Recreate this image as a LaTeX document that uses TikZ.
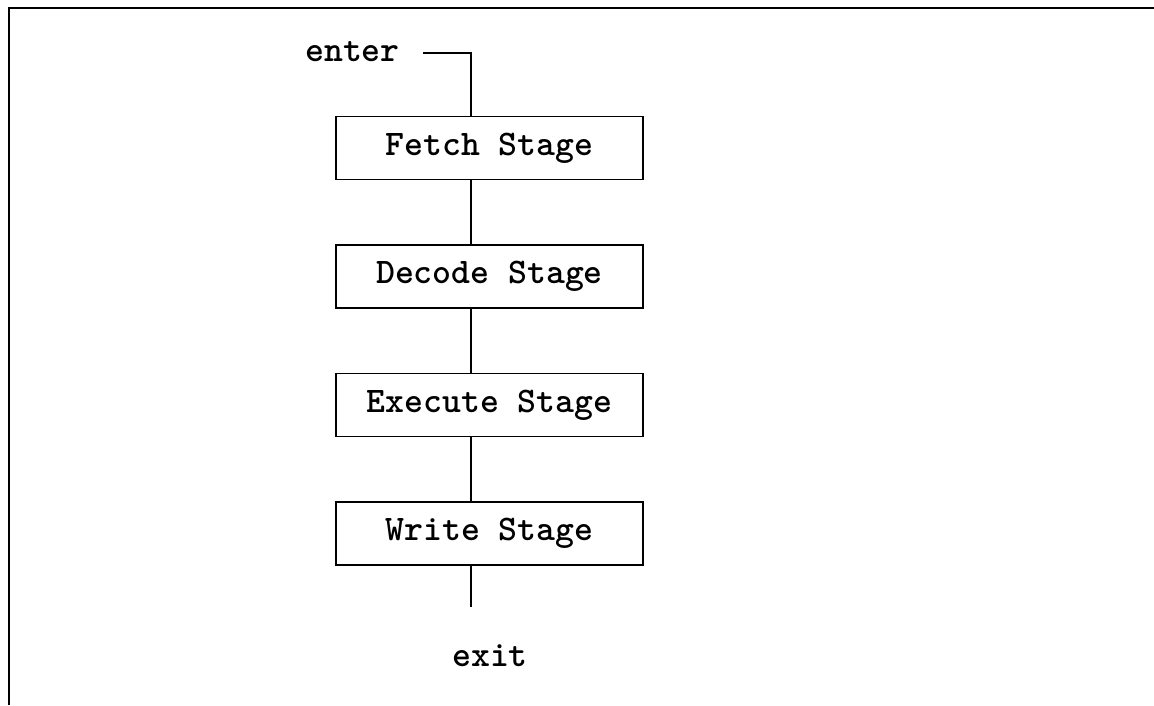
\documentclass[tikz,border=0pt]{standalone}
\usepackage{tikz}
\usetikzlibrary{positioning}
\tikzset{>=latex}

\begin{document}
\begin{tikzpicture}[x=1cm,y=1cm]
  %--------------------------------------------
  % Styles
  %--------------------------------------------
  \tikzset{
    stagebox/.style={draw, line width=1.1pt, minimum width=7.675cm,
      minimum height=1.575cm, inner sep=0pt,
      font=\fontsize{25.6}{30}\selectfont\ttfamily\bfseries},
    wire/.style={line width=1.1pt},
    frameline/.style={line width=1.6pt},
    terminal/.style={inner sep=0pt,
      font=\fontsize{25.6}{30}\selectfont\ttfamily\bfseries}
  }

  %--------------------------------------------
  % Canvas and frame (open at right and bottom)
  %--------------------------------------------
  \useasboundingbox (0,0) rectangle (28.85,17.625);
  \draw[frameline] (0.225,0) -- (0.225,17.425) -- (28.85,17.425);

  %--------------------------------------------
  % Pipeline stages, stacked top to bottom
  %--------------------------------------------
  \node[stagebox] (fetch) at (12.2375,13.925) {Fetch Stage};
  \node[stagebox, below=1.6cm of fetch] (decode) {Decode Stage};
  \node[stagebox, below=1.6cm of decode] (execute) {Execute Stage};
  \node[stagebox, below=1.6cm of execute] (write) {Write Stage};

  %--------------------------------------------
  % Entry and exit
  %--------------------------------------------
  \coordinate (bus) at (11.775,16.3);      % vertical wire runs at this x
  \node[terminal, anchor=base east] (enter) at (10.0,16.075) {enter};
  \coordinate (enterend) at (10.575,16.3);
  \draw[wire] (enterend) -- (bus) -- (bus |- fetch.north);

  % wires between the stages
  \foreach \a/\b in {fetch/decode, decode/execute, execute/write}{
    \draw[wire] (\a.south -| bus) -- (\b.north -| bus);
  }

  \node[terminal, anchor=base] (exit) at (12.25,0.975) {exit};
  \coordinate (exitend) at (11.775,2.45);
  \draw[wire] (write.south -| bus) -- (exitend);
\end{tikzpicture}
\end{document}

What you need to do: Go through the data above and transcribe it in full, omitting any image.

Expected output:
Recreate this image as a LaTeX document that uses TikZ.
\documentclass[tikz,border=0pt]{standalone}
\usepackage{tikz}
\usetikzlibrary{positioning}
\tikzset{>=latex}

\begin{document}
\begin{tikzpicture}[x=1cm,y=1cm]
  %--------------------------------------------
  % Styles
  %--------------------------------------------
  \tikzset{
    stagebox/.style={draw, line width=1.1pt, minimum width=7.675cm,
      minimum height=1.575cm, inner sep=0pt,
      font=\fontsize{25.6}{30}\selectfont\ttfamily\bfseries},
    wire/.style={line width=1.1pt},
    frameline/.style={line width=1.6pt},
    terminal/.style={inner sep=0pt,
      font=\fontsize{25.6}{30}\selectfont\ttfamily\bfseries}
  }

  %--------------------------------------------
  % Canvas and frame (open at right and bottom)
  %--------------------------------------------
  \useasboundingbox (0,0) rectangle (28.85,17.625);
  \draw[frameline] (0.225,0) -- (0.225,17.425) -- (28.85,17.425);

  %--------------------------------------------
  % Pipeline stages, stacked top to bottom
  %--------------------------------------------
  \node[stagebox] (fetch) at (12.2375,13.925) {Fetch Stage};
  \node[stagebox, below=1.6cm of fetch] (decode) {Decode Stage};
  \node[stagebox, below=1.6cm of decode] (execute) {Execute Stage};
  \node[stagebox, below=1.6cm of execute] (write) {Write Stage};

  %--------------------------------------------
  % Entry and exit
  %--------------------------------------------
  \coordinate (bus) at (11.775,16.3);      % vertical wire runs at this x
  \node[terminal, anchor=base east] (enter) at (10.0,16.075) {enter};
  \coordinate (enterend) at (10.575,16.3);
  \draw[wire] (enterend) -- (bus) -- (bus |- fetch.north);

  % wires between the stages
  \foreach \a/\b in {fetch/decode, decode/execute, execute/write}{
    \draw[wire] (\a.south -| bus) -- (\b.north -| bus);
  }

  \node[terminal, anchor=base] (exit) at (12.25,0.975) {exit};
  \coordinate (exitend) at (11.775,2.45);
  \draw[wire] (write.south -| bus) -- (exitend);
\end{tikzpicture}
\end{document}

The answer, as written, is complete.